Joint Spatio-Temporal Similarity and Discrimination Learning for Visual Tracking
Yanjie Liang, Haosheng Chen, Qiangqiang Wu, Changqun Xia, Jia Li
Abstract
Visual tracking is a task of localizing a target unceasingly in a video with an initial target state at the first frame. The limited target information makes this problem an extremely challenging task. Existing tracking methods either perform matching based similarity learning or optimization based discrimination reasoning. However, these two types of tracking methods suffer from the problem of ineffectiveness for distinguishing target objects from background distractors and the problem of insufficiency in maintaining spatio-temporal consistency among successive frames, respectively. In this paper, we design a joint spatio-temporal similarity and discrimination learning (STSDL) framework for accurate and robust tracking.
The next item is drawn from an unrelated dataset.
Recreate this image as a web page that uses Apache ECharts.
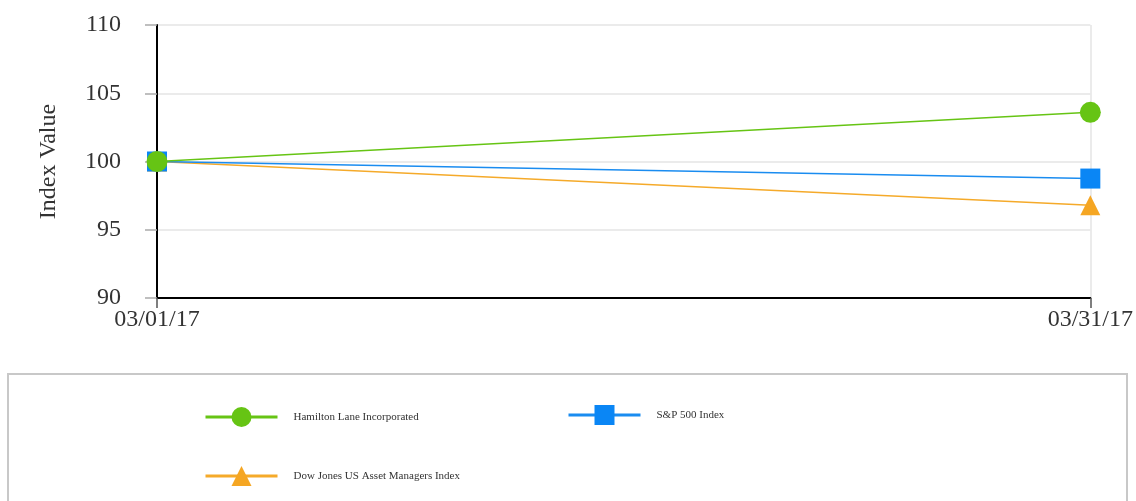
<!DOCTYPE html>
<html><head><meta charset="utf-8">
<script src="https://cdn.jsdelivr.net/npm/echarts@6/dist/echarts.min.js"></script>
<style>html,body{margin:0;padding:0;background:#fff}#c{width:1136px;height:501px}</style>
</head><body><div id="c"></div>
<script>
const categories = ['03/01/17', '03/31/17'];
const hamilton = [100, 103.6];
const sp500 = [100, 98.75];
const dowJones = [100, 96.8];
const seriesNames = ['Hamilton Lane Incorporated', 'S&P 500 Index', 'Dow Jones US Asset Managers Index'];
const yTicks = { min: 90, max: 110, interval: 5 };

const font = 'Liberation Serif';
const chart = echarts.init(document.getElementById('c'), null, { renderer: 'canvas' });
const legendText = { fontFamily: font, fontSize: 11, color: '#333', padding: [0, 0, 0, 11] };
const mkLegend = (name, left, top) => ({
  data: [name], left, top, padding: 0, itemWidth: 72, itemHeight: 25,
  lineStyle: { width: 3 }, textStyle: legendText, selectedMode: false
});
chart.setOption({
  animation: false,
  graphic: [{ type: 'rect', shape: { x: 8, y: 374, width: 1119, height: 140 }, style: { fill: 'none', stroke: '#c8c8c8', lineWidth: 2 }, z: -1 }],
  legend: [
    mkLegend(seriesNames[0], 204, 407),
    mkLegend(seriesNames[1], 567, 405),
    mkLegend(seriesNames[2], 204, 466)
  ],
  grid: { left: 157, right: 45, top: 25, bottom: 203 },
  xAxis: {
    type: 'category', data: categories, boundaryGap: false,
    axisLine: { lineStyle: { color: '#000', width: 2 } },
    axisTick: { show: true, length: 10, lineStyle: { color: '#555', width: 1.5 } },
    axisLabel: { fontFamily: font, fontSize: 24, color: '#333', margin: 10 },
    splitLine: { show: true, lineStyle: { color: '#e4e4e4', width: 1.5 } }
  },
  yAxis: {
    type: 'value', min: yTicks.min, max: yTicks.max, interval: yTicks.interval,
    name: 'Index Value', nameLocation: 'middle', nameGap: 96, nameRotate: 90,
    nameTextStyle: { fontFamily: font, fontSize: 24, color: '#333' },
    axisLine: { show: true, lineStyle: { color: '#000', width: 2 } },
    axisTick: { show: true, length: 12, lineStyle: { color: '#aaa', width: 1.5 } },
    axisLabel: { fontFamily: font, fontSize: 24, color: '#333', margin: 36 },
    splitLine: { show: true, lineStyle: { color: '#e4e4e4', width: 1.5 } }
  },
  series: [
    { name: seriesNames[0], type: 'line', data: hamilton, symbol: 'circle', symbolSize: 21, z: 5,
      itemStyle: { color: '#66c414' }, lineStyle: { color: '#66c414', width: 1.5 } },
    { name: seriesNames[1], type: 'line', data: sp500, symbol: 'rect', symbolSize: 20, z: 4,
      itemStyle: { color: '#0a86f5' }, lineStyle: { color: '#1a8cf0', width: 1.5 } },
    { name: seriesNames[2], type: 'line', data: dowJones, symbol: 'triangle', symbolSize: 20, z: 3,
      itemStyle: { color: '#f5a623' }, lineStyle: { color: '#f5aa2a', width: 1.5 } }
  ]
});
</script></body></html>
The designed framework is composed of two complementary branches: a similarity learning branch and a discrimination learning branch. The similarity learning branch uses an effective transformer encoder-decoder to gather rich spatio-temporal context information to generate a similarity map. In parallel, the discrimination learning branch exploits an efficient model predictor to train a target model to produce a discriminative map. Finally, the similarity map and the discriminative map are adaptively fused for accurate and robust target localization. Experimental results on six prevalent datasets demonstrate that the proposed STSDL can obtain satisfactory results, while it retains a real-time tracking speed of 50 FPS on a single GPU.